Selective Classifier-free Guidance for Zero-shot Text-to-speech

A novel 'selective' CFG strategy improves speaker similarity in AI speech synthesis by 20% without sacrificing text accuracy.

Deep Dive

A new research paper from authors John Zheng and Farhad Maleki tackles a core challenge in zero-shot text-to-speech (TTS): balancing fidelity to a target speaker's voice with accurate adherence to the written text. The team investigated applying classifier-free guidance (CFG), a technique successful in AI image generation, to the speech synthesis domain. Surprisingly, they found that CFG strategies effective for images generally fail to improve speech quality, highlighting the unique complexities of audio generation.

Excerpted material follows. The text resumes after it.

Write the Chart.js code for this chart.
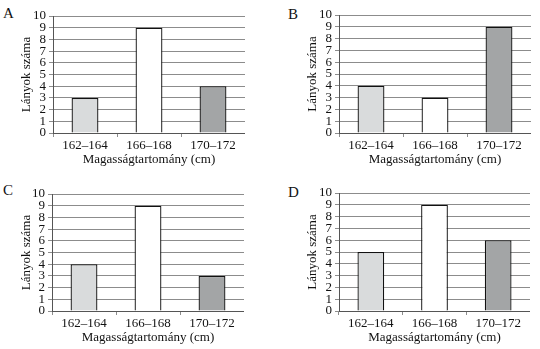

Their solution is a novel 'selective' CFG approach. The method applies standard CFG during the early timesteps of the audio generation process and then strategically switches to a selective guidance mechanism only in the later stages. This hybrid technique improved speaker similarity scores by approximately 20% while successfully limiting the degradation of text adherence that usually comes with such adjustments. A key, unexpected finding was that the strategy's success is highly dependent on the text representation, producing different optimization results for English and Mandarin even when using the same underlying AI model.

Key Points
  • Novel 'selective' CFG method improves speaker similarity by ~20% in zero-shot TTS.
  • Strategy applies standard CFG early, then switches to selective guidance in later generation timesteps.
  • Effectiveness is text-representation dependent, yielding different results for English vs. Mandarin.

Why It Matters

This research advances more natural and controllable AI voice cloning, crucial for personalized assistants, audiobooks, and content creation.